Additional Information
Updates to the robot program are available on the supplemental robot pages. A PDF version of the call for participation is also available.
General Cochairs
Jeffrey Forbes (forbes@cs.duke.edu) and Paul Oh (paul@cbis.ece.drexel.edu)
General Cochairs
Jeffrey Forbes, Duke University
Paul Oh, Drexel University
Semantic Robot Vision Cochairs
Paul Rybski, Carnegie Mellon University
Alexei Efros, Carnegie Mellon University
Exhibition Chairs
Research: Andrea L. Thomaz, Massachusetts Institute of Technology
Education: Zach Dodds, Harvey Mudd College
Mobile Robot Workshop Chair
Chad Jenkins, Brown University
Robot Teams
Brown University
Robotics, Learning and Autonomy at Brown
Event: Robot Exhibition
Harvey Mudd College
Event: Robot Exhibition
Kansas State University
KSU Willie
Event: Robot Competition
Princeton University/University of Illinois at Urbana-Champaign
OPTIMOL
Team Members: Fei-Fei Li (Princeton), Jia Li (Illinois), Juan Carlos Niebles (Illinois), Brendan Collins (Princeton), Rahul Mehta (Illinois)

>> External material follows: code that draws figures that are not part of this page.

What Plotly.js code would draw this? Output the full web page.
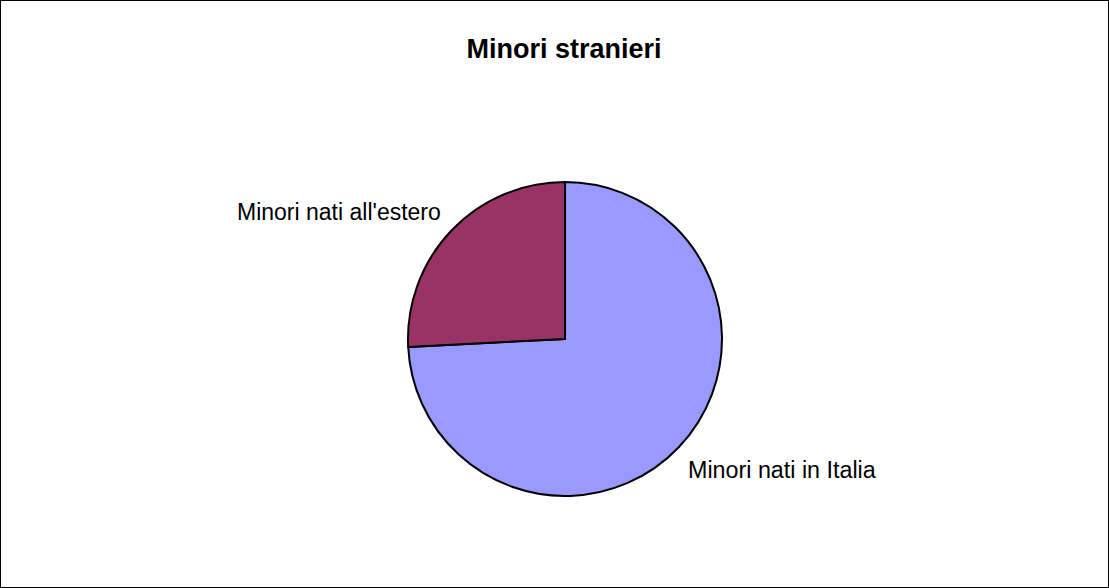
<!DOCTYPE html>
<html>
<head>
<meta charset="utf-8">
<script src="https://cdn.plot.ly/plotly-3.0.1.min.js"></script>
<style>
html,body{margin:0;padding:0;background:#fff;}
#chart{width:1109px;height:588px;}
#frame{position:fixed;left:0;top:0;width:1109px;height:588px;box-sizing:border-box;border:1px solid #000;pointer-events:none;}
</style>
</head>
<body>
<div id="chart"></div>
<div id="frame"></div>
<script>
const labels = ["Minori nati in Italia", "Minori nati all'estero"];
const values = [74.2, 25.8];
const colors = ["#9999FF", "#993366"];

const trace = {
  type: 'pie',
  labels: labels,
  values: values,
  sort: false,
  direction: 'clockwise',
  rotation: 0,
  textinfo: 'none',
  hoverinfo: 'label+value',
  marker: {colors: colors, line: {color: '#000', width: 2}},
  domain: {x: [408/1109, 722/1109], y: [92/588, 406/588]},
  showlegend: false
};

const layout = {
  width: 1109,
  height: 588,
  margin: {l: 0, r: 0, t: 0, b: 0},
  paper_bgcolor: '#fff',
  font: {family: 'Liberation Sans, Arial, sans-serif', color: '#000'},
  title: {text: '<b>Minori stranieri</b>', font: {size: 27, family: 'Liberation Sans, Arial, sans-serif', color: '#000'}, x: 564/1109, xanchor: 'center', y: 1 - 49/588, yanchor: 'middle'},
  annotations: [
    {text: labels[1], xref: 'paper', yref: 'paper', x: 443/1109, y: 1 - 212/588, xanchor: 'right', yanchor: 'middle', showarrow: false, font: {size: 23}},
    {text: labels[0], xref: 'paper', yref: 'paper', x: 686/1109, y: 1 - 470/588, xanchor: 'left', yanchor: 'middle', showarrow: false, font: {size: 23.3}}
  ]
};

Plotly.newPlot('chart', [trace], layout, {displayModeBar: false, staticPlot: true});
</script>
</body>
</html>
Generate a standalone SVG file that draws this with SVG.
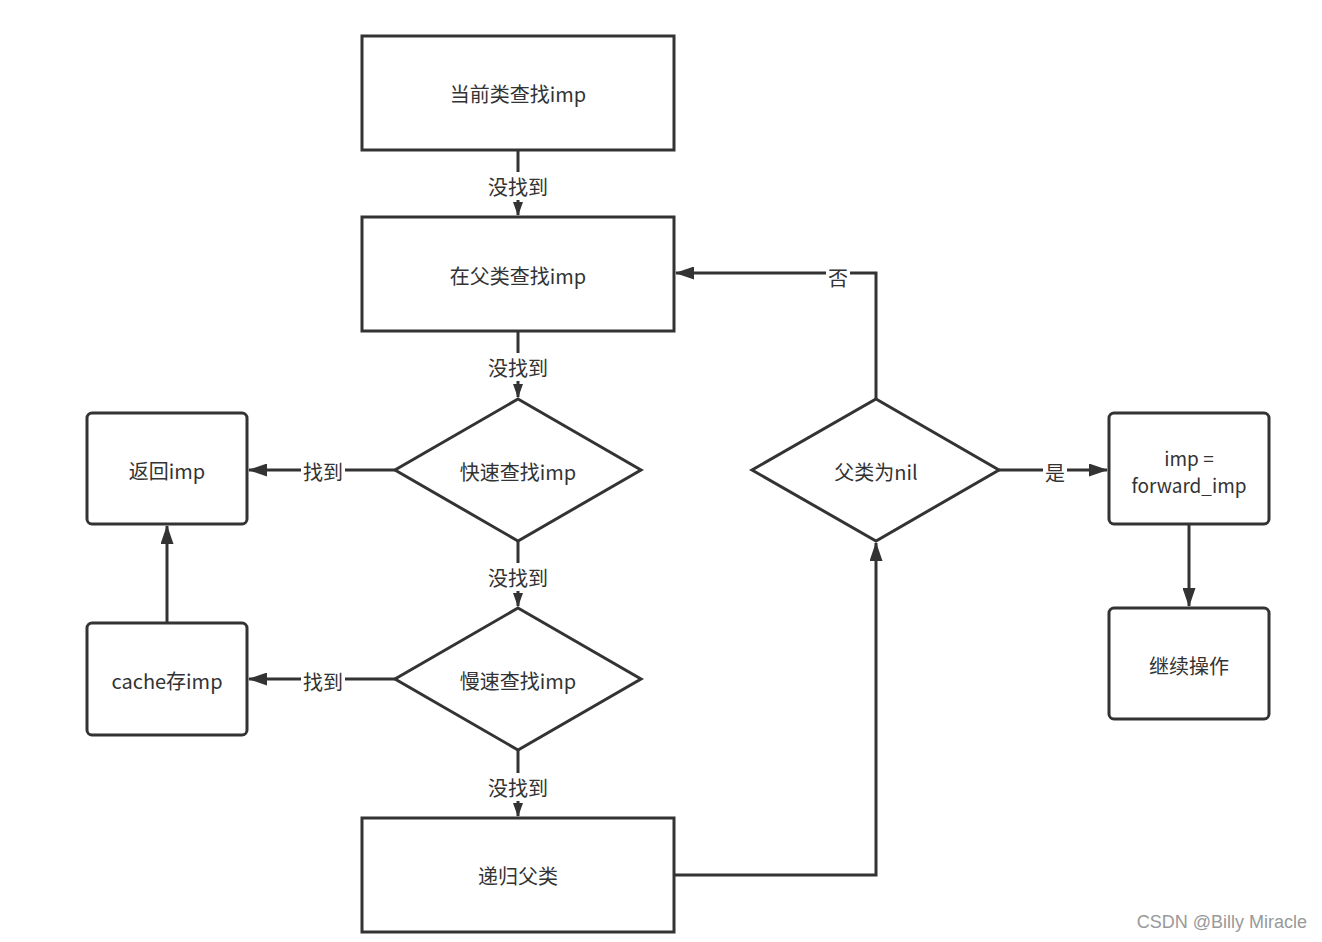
<svg xmlns="http://www.w3.org/2000/svg" width="1322" height="942" viewBox="0 0 1322 942">
<style>
.n{fill:#fff;stroke:#333;stroke-width:3}
.t{font-family:"Noto Sans CJK SC","Noto Sans",sans-serif;font-size:20px;fill:#333;text-anchor:middle;dominant-baseline:central}
.c{fill:none;stroke:#333;stroke-width:3}
.lb{fill:#fff}
</style>
<defs>
<marker id="a" viewBox="0 0 14 10" refX="13" refY="5" markerWidth="14" markerHeight="10" markerUnits="userSpaceOnUse" orient="auto">
<path d="M0,0 L14,5 L0,10 Z" fill="#333"/>
</marker>
<marker id="b" viewBox="0 0 19 13" refX="18" refY="6.5" markerWidth="19" markerHeight="13" markerUnits="userSpaceOnUse" orient="auto">
<path d="M0,0 L19,6.5 L0,13 Z" fill="#333"/>
</marker>
</defs>
<rect width="1322" height="942" fill="#fff"/>
<g id="connectors">
<path class="c" d="M518,150 V215" marker-end="url(#a)"/>
<path class="c" d="M518,331 V397" marker-end="url(#a)"/>
<path class="c" d="M395,470 H249" marker-end="url(#b)"/>
<path class="c" d="M518,541 V606" marker-end="url(#a)"/>
<path class="c" d="M395,679 H249" marker-end="url(#b)"/>
<path class="c" d="M167,623 V526" marker-end="url(#b)"/>
<path class="c" d="M518,750 V816" marker-end="url(#a)"/>
<path class="c" d="M674,875 H876 V543" marker-end="url(#b)"/>
<path class="c" d="M876,399 V273 H676" marker-end="url(#b)"/>
<path class="c" d="M999,470 H1107" marker-end="url(#b)"/>
<path class="c" d="M1189,524 V606" marker-end="url(#b)"/>
<rect class="lb" x="487" y="172" width="62" height="28"/>
<text class="t" x="518" y="186">没找到</text>
<rect class="lb" x="487" y="353" width="62" height="28"/>
<text class="t" x="518" y="367">没找到</text>
<rect class="lb" x="301" y="456" width="44" height="28"/>
<text class="t" x="323" y="471">找到</text>
<rect class="lb" x="487" y="563" width="62" height="28"/>
<text class="t" x="518" y="577">没找到</text>
<rect class="lb" x="301" y="665" width="44" height="28"/>
<text class="t" x="323" y="681">找到</text>
<rect class="lb" x="487" y="773" width="62" height="28"/>
<text class="t" x="518" y="787">没找到</text>
<rect class="lb" x="826" y="260" width="24" height="28"/>
<text class="t" x="838" y="277">否</text>
<rect class="lb" x="1043" y="456" width="24" height="28"/>
<text class="t" x="1055" y="472">是</text>
</g>
<g id="n1"><rect class="n" x="362" y="36" width="312" height="114"/><text class="t" x="518" y="93">当前类查找imp</text></g>
<g id="n2"><rect class="n" x="362" y="217" width="312" height="114"/><text class="t" x="518" y="275">在父类查找imp</text></g>
<g id="n3"><path class="n" d="M518,399 L641,470 L518,541 L395,470 Z"/><text class="t" x="518" y="471">快速查找imp</text></g>
<g id="n4"><rect class="n" x="87" y="413" width="160" height="111" rx="5"/><text class="t" x="167" y="470">返回imp</text></g>
<g id="n5"><path class="n" d="M518,608 L641,679 L518,750 L395,679 Z"/><text class="t" x="518" y="680">慢速查找imp</text></g>
<g id="n6"><rect class="n" x="87" y="623" width="160" height="112" rx="5"/><text class="t" x="167" y="680">cache存imp</text></g>
<g id="n7"><rect class="n" x="362" y="818" width="312" height="114"/><text class="t" x="518" y="875">递归父类</text></g>
<g id="n8"><path class="n" d="M876,399 L999,470 L876,541 L752,470 Z"/><text class="t" x="876" y="471">父类为nil</text></g>
<g id="n9"><rect class="n" x="1109" y="413" width="160" height="111" rx="5"/><text class="t" x="1189" y="457" style="font-size:19px">imp =</text><text class="t" x="1189" y="484" style="font-size:19px">forward_imp</text></g>
<g id="n10"><rect class="n" x="1109" y="608" width="160" height="111" rx="5"/><text class="t" x="1189" y="665">继续操作</text></g>
<text x="1307" y="922" font-family="Liberation Sans,Arial,sans-serif" font-size="18" fill="#999" text-anchor="end" dominant-baseline="central">CSDN @Billy Miracle</text>
</svg>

Event: Robot Competition and Exhibition
OPTIMOL is a novel, automatic dataset collecting and model learning system for object categorization developed by a joint UIUC-Princeton team. Our algorithm mimics the human learning process of iteratively cumulating model knowledge and image examples. As a fully automated system, OPTIMOL uses the Internet as the (nearly) unlimited resource for images. The learning and image collection processes are done by applying object recognition techniques in an iterative and incremental way. The goal of this work is to use the tremendous web resource to learn robust object category models in order to detect and search for objects in real-world cluttered scenes.
Southern Illinois University, Edwardsville
Fishtank Assassin
Event: Robot Exhibition
University of British Columbia
UBC LCI Robotics
Event: Robot Competition
University of Manitoba
Keystone Mixed Reality
Event: Robot Exhibition
University of Washington
Team Sunflowers
Team Contact: Masaharu Kobashi
Event: Robot Competition and Exhibition
Our robot interprets the environment by vision and it does not use any range finder. It has two video cameras whose pan, tilt, vergence, focus, and exposure are controlled by the installed computers to perform the active vision. It can accommodate up to five ATX size computer motherboards to handle the CPU intensive vision computation. The robot is designed for both indoor and outdoor use equipped with two powerful motors and sturdy chassis that can carry up to 250 pounds of batteries for extended operation of powerful computers.
Virginia Tech
RoMeLa: Robotics and Mechanisms Laboratory
Team Members: Dr. Dennis Hong, Karl Muecke, Brad Pullins, and Gabriel Goldman
Event: Robot Exhibition
“DARwIn: Dynamic Anthropomorphic Robot with Intelligence” is a humanoid bipedal robot research platform to study dynamic gaits and locomotion. Outfitted with a sensor suite and computers, DARwIn can also perform complicated high-level tasks and autonomous behaviors such as playing soccer. DARwIn will be the first and only US entry into the humanoid division of the international autonomous soccer competition, RoboCup.